-- Start Dataset content --
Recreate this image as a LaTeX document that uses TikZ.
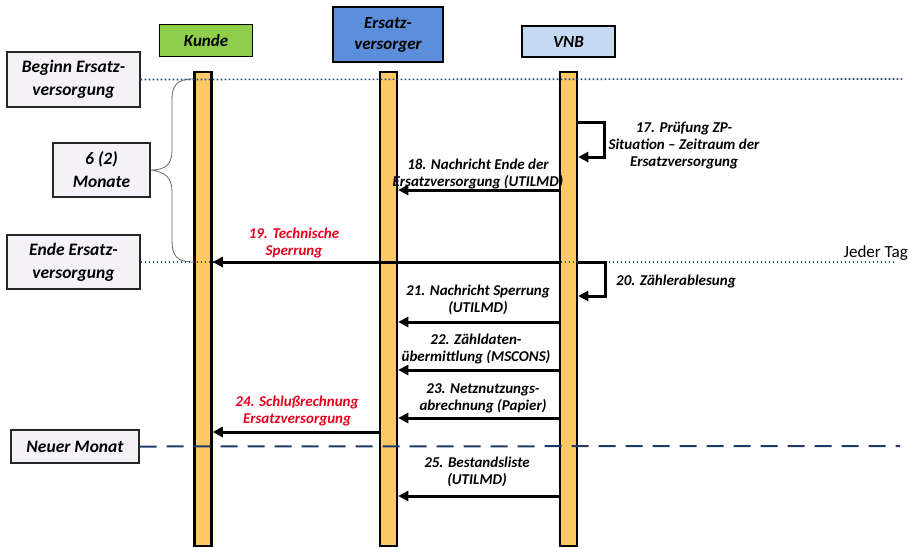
\documentclass[tikz,border=0pt]{standalone}
\usepackage{fontspec}
\setmainfont{Carlito}
\usetikzlibrary{arrows.meta,calc}
\definecolor{kgreen}{HTML}{8FCE4A}
\definecolor{evblue}{HTML}{5B8FDB}
\definecolor{vnblue}{HTML}{C5D9F1}
\definecolor{barfill}{HTML}{FFC866}
\definecolor{boxfill}{HTML}{F5F2F7}
\definecolor{lineblue}{HTML}{2E4C7A}
\definecolor{dashblue}{HTML}{1F3A64}
\definecolor{msgred}{HTML}{E5001E}
\begin{document}
\begin{tikzpicture}[x=1pt,y=-1pt,
 hdr/.style={draw=black,line width=1.6pt,inner sep=0,align=center,font=\fontsize{17}{21}\selectfont\bfseries\itshape},
 bar/.style={draw=black,line width=2.5pt,fill=barfill,minimum width=17pt,minimum height=474pt,inner sep=0},
 side/.style={draw=black!85,line width=1.4pt,fill=boxfill,align=center,inner sep=0,font=\fontsize{17.5}{23}\selectfont\bfseries\itshape},
 msg/.style={line width=3pt,-{Triangle[length=10pt,width=10pt]}},
 lab/.style={align=center,inner sep=0,font=\fontsize{15}{17}\selectfont\bfseries\itshape},
 dotline/.style={lineblue,line width=1.6pt,dash pattern=on 1.6pt off 2.4pt},
]
\useasboundingbox (0,0) rectangle (909,547);

% headers
\node[hdr,fill=kgreen,minimum width=93pt,minimum height=32pt] (kunde) at (206,40.5) {Kunde};
\node[hdr,fill=evblue,minimum width=110pt,minimum height=55pt] (ev) at (388,34.5) {Ersatz-\\versorger};
\node[hdr,fill=vnblue,minimum width=93pt,minimum height=31pt] (vnb) at (568.5,41.5) {VNB};

% lifelines
\node[bar] (kbar) at (203,309) {};
\node[bar] (evbar) at (388.5,309) {};
\node[bar] (vbar) at (568.5,309) {};

% side boxes
\node[side,minimum width=133pt,minimum height=55pt] (beginn) at (73.5,79.5) {Beginn Ersatz-\\versorgung};
\node[side,minimum width=97pt,minimum height=54pt] (monate) at (101.5,170) {6 (2)\\Monate};
\node[side,minimum width=133pt,minimum height=54pt] (ende) at (73.5,262) {Ende Ersatz-\\versorgung};
\node[side,minimum width=128pt,minimum height=33pt] (neu) at (75,446.5) {Neuer Monat};

% brace
\draw[black!60,line width=0.8pt] (kbar.west |- 0,79) .. controls (176,79) and (172,86) .. (172,100) -- (172,150)
  .. controls (172,164) and (166,170) .. (monate.east)
  .. controls (166,172) and (172,178) .. (172,192) -- (172,240)
  .. controls (172,255) and (176,262) .. (kbar.west |- 0,262);

% horizontal markers
\coordinate (bend) at (902,79);
\coordinate (eend) at (895,262);
\coordinate (nend) at (900,446);
\draw[dotline] (beginn.east) -- (bend);
\draw[dotline] (ende.east) -- (eend);
\node[anchor=base east,inner sep=0,font=\fontsize{17}{20}\selectfont] (tag) at (908,257) {Jeder Tag};

% 17
\draw[msg] (vbar.east |- 0,122) -| (604,157) -- (vbar.east |- 0,157);
\node[lab] (l17) at (684,146) {17. Prüfung ZP-\\Situation -- Zeitraum der\\Ersatzversorgung};

% 18
\draw[msg] (vbar.west |- 0,190) -- (evbar.east |- 0,190);
\node[lab] (l18) at (478,173.5) {18. Nachricht Ende der\\Ersatzversorgung (UTILMD)};

% 19
\draw[msg] (vbar.west |- 0,262) -- (kbar.east |- 0,262);
\node[lab,text=msgred] (l19) at (294,243) {19. Technische\\Sperrung};

% 20
\draw[msg] (vbar.east |- 0,262) -| (605,296) -- (vbar.east |- 0,296);
\node[lab,anchor=west] (l20) at (616,281) {20. Zählerablesung};

% 21
\draw[msg] (vbar.west |- 0,322) -- (evbar.east |- 0,322);
\node[lab] (l21) at (478,300) {21. Nachricht Sperrung\\(UTILMD)};

% 22
\draw[msg] (vbar.west |- 0,370) -- (evbar.east |- 0,370);
\node[lab] (l22) at (476,349) {22. Zähldaten-\\übermittlung (MSCONS)};

% 23
\draw[msg] (vbar.west |- 0,418) -- (evbar.east |- 0,418);
\node[lab] (l23) at (483,398.5) {23. Netznutzungs-\\abrechnung (Papier)};

% 24
\draw[msg] (evbar.west |- 0,432) -- (kbar.east |- 0,432);
\node[lab,text=msgred] (l24) at (297,411) {24. Schlußrechnung\\Ersatzversorgung};

% neuer monat
\draw[dashblue,line width=2pt,dash pattern=on 17pt off 10pt] (neu.east) -- (nend);

% 25
\draw[msg] (vbar.west |- 0,496) -- (evbar.east |- 0,496);
\node[lab] (l25) at (477,472) {25. Bestandsliste\\(UTILMD)};
\end{tikzpicture}
\end{document}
-- End Dataset content --
## Problem
Give an exact copy of the material, leaving out every picture.

## Full solution
Recreate this image as a LaTeX document that uses TikZ.
\documentclass[tikz,border=0pt]{standalone}
\usepackage{fontspec}
\setmainfont{Carlito}
\usetikzlibrary{arrows.meta,calc}
\definecolor{kgreen}{HTML}{8FCE4A}
\definecolor{evblue}{HTML}{5B8FDB}
\definecolor{vnblue}{HTML}{C5D9F1}
\definecolor{barfill}{HTML}{FFC866}
\definecolor{boxfill}{HTML}{F5F2F7}
\definecolor{lineblue}{HTML}{2E4C7A}
\definecolor{dashblue}{HTML}{1F3A64}
\definecolor{msgred}{HTML}{E5001E}
\begin{document}
\begin{tikzpicture}[x=1pt,y=-1pt,
 hdr/.style={draw=black,line width=1.6pt,inner sep=0,align=center,font=\fontsize{17}{21}\selectfont\bfseries\itshape},
 bar/.style={draw=black,line width=2.5pt,fill=barfill,minimum width=17pt,minimum height=474pt,inner sep=0},
 side/.style={draw=black!85,line width=1.4pt,fill=boxfill,align=center,inner sep=0,font=\fontsize{17.5}{23}\selectfont\bfseries\itshape},
 msg/.style={line width=3pt,-{Triangle[length=10pt,width=10pt]}},
 lab/.style={align=center,inner sep=0,font=\fontsize{15}{17}\selectfont\bfseries\itshape},
 dotline/.style={lineblue,line width=1.6pt,dash pattern=on 1.6pt off 2.4pt},
]
\useasboundingbox (0,0) rectangle (909,547);

% headers
\node[hdr,fill=kgreen,minimum width=93pt,minimum height=32pt] (kunde) at (206,40.5) {Kunde};
\node[hdr,fill=evblue,minimum width=110pt,minimum height=55pt] (ev) at (388,34.5) {Ersatz-\\versorger};
\node[hdr,fill=vnblue,minimum width=93pt,minimum height=31pt] (vnb) at (568.5,41.5) {VNB};

% lifelines
\node[bar] (kbar) at (203,309) {};
\node[bar] (evbar) at (388.5,309) {};
\node[bar] (vbar) at (568.5,309) {};

% side boxes
\node[side,minimum width=133pt,minimum height=55pt] (beginn) at (73.5,79.5) {Beginn Ersatz-\\versorgung};
\node[side,minimum width=97pt,minimum height=54pt] (monate) at (101.5,170) {6 (2)\\Monate};
\node[side,minimum width=133pt,minimum height=54pt] (ende) at (73.5,262) {Ende Ersatz-\\versorgung};
\node[side,minimum width=128pt,minimum height=33pt] (neu) at (75,446.5) {Neuer Monat};

% brace
\draw[black!60,line width=0.8pt] (kbar.west |- 0,79) .. controls (176,79) and (172,86) .. (172,100) -- (172,150)
  .. controls (172,164) and (166,170) .. (monate.east)
  .. controls (166,172) and (172,178) .. (172,192) -- (172,240)
  .. controls (172,255) and (176,262) .. (kbar.west |- 0,262);

% horizontal markers
\coordinate (bend) at (902,79);
\coordinate (eend) at (895,262);
\coordinate (nend) at (900,446);
\draw[dotline] (beginn.east) -- (bend);
\draw[dotline] (ende.east) -- (eend);
\node[anchor=base east,inner sep=0,font=\fontsize{17}{20}\selectfont] (tag) at (908,257) {Jeder Tag};

% 17
\draw[msg] (vbar.east |- 0,122) -| (604,157) -- (vbar.east |- 0,157);
\node[lab] (l17) at (684,146) {17. Prüfung ZP-\\Situation -- Zeitraum der\\Ersatzversorgung};

% 18
\draw[msg] (vbar.west |- 0,190) -- (evbar.east |- 0,190);
\node[lab] (l18) at (478,173.5) {18. Nachricht Ende der\\Ersatzversorgung (UTILMD)};

% 19
\draw[msg] (vbar.west |- 0,262) -- (kbar.east |- 0,262);
\node[lab,text=msgred] (l19) at (294,243) {19. Technische\\Sperrung};

% 20
\draw[msg] (vbar.east |- 0,262) -| (605,296) -- (vbar.east |- 0,296);
\node[lab,anchor=west] (l20) at (616,281) {20. Zählerablesung};

% 21
\draw[msg] (vbar.west |- 0,322) -- (evbar.east |- 0,322);
\node[lab] (l21) at (478,300) {21. Nachricht Sperrung\\(UTILMD)};

% 22
\draw[msg] (vbar.west |- 0,370) -- (evbar.east |- 0,370);
\node[lab] (l22) at (476,349) {22. Zähldaten-\\übermittlung (MSCONS)};

% 23
\draw[msg] (vbar.west |- 0,418) -- (evbar.east |- 0,418);
\node[lab] (l23) at (483,398.5) {23. Netznutzungs-\\abrechnung (Papier)};

% 24
\draw[msg] (evbar.west |- 0,432) -- (kbar.east |- 0,432);
\node[lab,text=msgred] (l24) at (297,411) {24. Schlußrechnung\\Ersatzversorgung};

% neuer monat
\draw[dashblue,line width=2pt,dash pattern=on 17pt off 10pt] (neu.east) -- (nend);

% 25
\draw[msg] (vbar.west |- 0,496) -- (evbar.east |- 0,496);
\node[lab] (l25) at (477,472) {25. Bestandsliste\\(UTILMD)};
\end{tikzpicture}
\end{document}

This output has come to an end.